Display Dense Reconstruction

Display the camera poses and the dense point cloud.

% Display the refined camera poses.
figure;
plotCamera(camPoses, Size=0.2);
hold on

% Exclude noisy 3-D world points.
goodIdx = (reprojectionErrors < 5);

% Display the dense 3-D world points.
pcshow(xyzPoints(goodIdx, :), VerticalAxis="y", VerticalAxisDir="down", MarkerSize=45);
grid on
hold off

% Specify the viewing volume.
loc1 = camPoses.AbsolutePose(1).Translation;
xlim([loc1(1)-5, loc1(1)+4]);
ylim([loc1(2)-5, loc1(2)+4]);
zlim([loc1(3)-1, loc1(3)+20]);
camorbit(0, -30);

title("Dense Reconstruction");

Figure contains an axes object. The axes object with title Dense Reconstruction contains 51 objects of type line, text, patch, scatter.

References

[1] M.I.A. Lourakis and A.A. Argyros (2009). "SBA: A Software Package for Generic Sparse Bundle Adjustment". ACM Transactions on Mathematical Software (ACM) 36 (1): 1-30.

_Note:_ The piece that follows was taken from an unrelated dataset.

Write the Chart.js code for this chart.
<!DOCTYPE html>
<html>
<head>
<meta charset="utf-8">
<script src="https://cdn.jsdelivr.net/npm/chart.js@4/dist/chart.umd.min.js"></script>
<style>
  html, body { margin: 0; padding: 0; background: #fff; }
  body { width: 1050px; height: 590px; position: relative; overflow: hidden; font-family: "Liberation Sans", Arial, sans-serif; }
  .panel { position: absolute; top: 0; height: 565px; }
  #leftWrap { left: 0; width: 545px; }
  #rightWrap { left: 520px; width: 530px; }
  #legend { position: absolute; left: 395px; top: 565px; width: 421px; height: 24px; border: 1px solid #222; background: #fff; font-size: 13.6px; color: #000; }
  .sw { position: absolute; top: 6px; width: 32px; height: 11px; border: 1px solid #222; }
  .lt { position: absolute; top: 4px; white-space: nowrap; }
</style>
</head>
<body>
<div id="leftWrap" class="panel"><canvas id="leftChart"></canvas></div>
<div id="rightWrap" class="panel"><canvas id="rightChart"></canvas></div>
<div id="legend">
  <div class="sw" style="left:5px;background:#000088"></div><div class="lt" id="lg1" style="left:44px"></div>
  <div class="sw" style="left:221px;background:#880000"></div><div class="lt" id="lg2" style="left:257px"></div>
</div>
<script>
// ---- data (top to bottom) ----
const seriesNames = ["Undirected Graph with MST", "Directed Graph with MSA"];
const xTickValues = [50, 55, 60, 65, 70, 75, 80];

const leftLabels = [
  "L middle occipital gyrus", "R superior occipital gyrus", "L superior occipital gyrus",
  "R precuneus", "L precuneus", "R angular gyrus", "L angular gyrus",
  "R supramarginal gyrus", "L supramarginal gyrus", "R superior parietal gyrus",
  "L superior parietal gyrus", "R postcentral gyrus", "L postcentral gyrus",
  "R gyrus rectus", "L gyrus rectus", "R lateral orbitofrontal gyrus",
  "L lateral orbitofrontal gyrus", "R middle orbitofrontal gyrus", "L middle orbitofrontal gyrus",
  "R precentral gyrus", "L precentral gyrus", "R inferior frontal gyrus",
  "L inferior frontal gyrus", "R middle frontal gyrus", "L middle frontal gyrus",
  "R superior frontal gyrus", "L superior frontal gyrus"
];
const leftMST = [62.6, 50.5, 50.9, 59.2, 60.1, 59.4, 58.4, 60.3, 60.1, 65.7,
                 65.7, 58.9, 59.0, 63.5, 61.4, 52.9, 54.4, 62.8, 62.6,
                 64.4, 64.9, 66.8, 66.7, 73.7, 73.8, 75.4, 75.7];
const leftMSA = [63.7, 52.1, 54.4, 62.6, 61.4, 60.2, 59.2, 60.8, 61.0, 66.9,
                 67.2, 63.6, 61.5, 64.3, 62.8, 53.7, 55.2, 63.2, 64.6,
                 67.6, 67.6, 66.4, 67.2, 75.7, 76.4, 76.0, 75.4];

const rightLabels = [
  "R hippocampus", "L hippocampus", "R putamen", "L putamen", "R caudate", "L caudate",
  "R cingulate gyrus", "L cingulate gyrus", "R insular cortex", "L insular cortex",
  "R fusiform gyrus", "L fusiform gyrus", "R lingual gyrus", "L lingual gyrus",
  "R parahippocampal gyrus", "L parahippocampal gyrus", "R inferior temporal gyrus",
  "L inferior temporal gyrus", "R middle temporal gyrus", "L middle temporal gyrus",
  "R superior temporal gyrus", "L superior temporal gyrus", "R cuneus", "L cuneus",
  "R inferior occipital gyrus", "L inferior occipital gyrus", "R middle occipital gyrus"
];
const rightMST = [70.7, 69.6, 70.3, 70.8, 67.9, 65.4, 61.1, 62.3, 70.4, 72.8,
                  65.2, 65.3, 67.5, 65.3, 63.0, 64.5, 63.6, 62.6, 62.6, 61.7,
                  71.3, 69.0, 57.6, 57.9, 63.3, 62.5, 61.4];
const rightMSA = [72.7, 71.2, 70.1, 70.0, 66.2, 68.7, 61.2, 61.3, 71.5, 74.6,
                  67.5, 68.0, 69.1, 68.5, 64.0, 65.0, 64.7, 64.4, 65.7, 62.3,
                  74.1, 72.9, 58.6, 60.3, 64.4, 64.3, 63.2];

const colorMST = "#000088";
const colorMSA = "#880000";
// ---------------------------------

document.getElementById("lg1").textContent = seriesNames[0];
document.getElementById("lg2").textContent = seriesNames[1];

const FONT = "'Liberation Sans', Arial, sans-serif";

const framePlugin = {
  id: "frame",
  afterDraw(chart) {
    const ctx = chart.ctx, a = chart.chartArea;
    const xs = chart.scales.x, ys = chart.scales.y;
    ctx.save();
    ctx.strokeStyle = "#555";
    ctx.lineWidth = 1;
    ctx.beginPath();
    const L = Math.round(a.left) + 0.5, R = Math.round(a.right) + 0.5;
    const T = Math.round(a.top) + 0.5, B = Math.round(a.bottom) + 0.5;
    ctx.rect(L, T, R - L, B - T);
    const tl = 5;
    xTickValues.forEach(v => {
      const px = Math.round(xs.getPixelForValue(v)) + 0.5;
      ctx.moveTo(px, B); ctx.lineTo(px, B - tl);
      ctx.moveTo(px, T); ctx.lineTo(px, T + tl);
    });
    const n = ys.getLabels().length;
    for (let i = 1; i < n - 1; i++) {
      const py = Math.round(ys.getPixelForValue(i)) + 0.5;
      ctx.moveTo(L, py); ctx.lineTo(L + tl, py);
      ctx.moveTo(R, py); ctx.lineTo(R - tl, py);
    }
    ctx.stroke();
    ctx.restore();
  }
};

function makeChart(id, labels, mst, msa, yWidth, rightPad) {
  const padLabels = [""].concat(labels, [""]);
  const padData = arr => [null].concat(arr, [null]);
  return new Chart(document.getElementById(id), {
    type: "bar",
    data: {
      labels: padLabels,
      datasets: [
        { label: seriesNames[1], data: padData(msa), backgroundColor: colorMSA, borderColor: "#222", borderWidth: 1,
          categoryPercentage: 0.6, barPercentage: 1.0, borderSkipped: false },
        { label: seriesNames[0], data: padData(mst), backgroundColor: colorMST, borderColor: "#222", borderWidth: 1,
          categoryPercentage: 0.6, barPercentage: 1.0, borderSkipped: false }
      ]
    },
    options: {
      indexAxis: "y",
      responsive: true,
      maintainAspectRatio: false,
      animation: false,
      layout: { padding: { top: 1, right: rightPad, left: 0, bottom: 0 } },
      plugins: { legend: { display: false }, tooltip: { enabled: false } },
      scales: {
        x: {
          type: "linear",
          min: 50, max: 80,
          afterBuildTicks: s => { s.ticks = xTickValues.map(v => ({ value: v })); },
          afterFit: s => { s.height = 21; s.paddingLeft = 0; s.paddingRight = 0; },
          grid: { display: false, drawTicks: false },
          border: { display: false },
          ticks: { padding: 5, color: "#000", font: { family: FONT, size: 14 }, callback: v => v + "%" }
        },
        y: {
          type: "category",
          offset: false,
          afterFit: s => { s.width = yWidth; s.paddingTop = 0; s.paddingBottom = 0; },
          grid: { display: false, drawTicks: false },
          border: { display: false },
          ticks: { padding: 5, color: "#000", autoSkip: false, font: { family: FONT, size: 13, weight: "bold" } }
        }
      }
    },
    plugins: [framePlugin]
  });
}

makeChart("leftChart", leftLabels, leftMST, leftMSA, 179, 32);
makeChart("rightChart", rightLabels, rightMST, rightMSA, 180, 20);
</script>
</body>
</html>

[2] R. Hartley, A. Zisserman, "Multiple View Geometry in Computer Vision," Cambridge University Press, 2003.

[3] B. Triggs; P. McLauchlan; R. Hartley; A. Fitzgibbon (1999). "Bundle Adjustment: A Modern Synthesis". Proceedings of the International Workshop on Vision Algorithms. Springer-Verlag. pp. 298-372.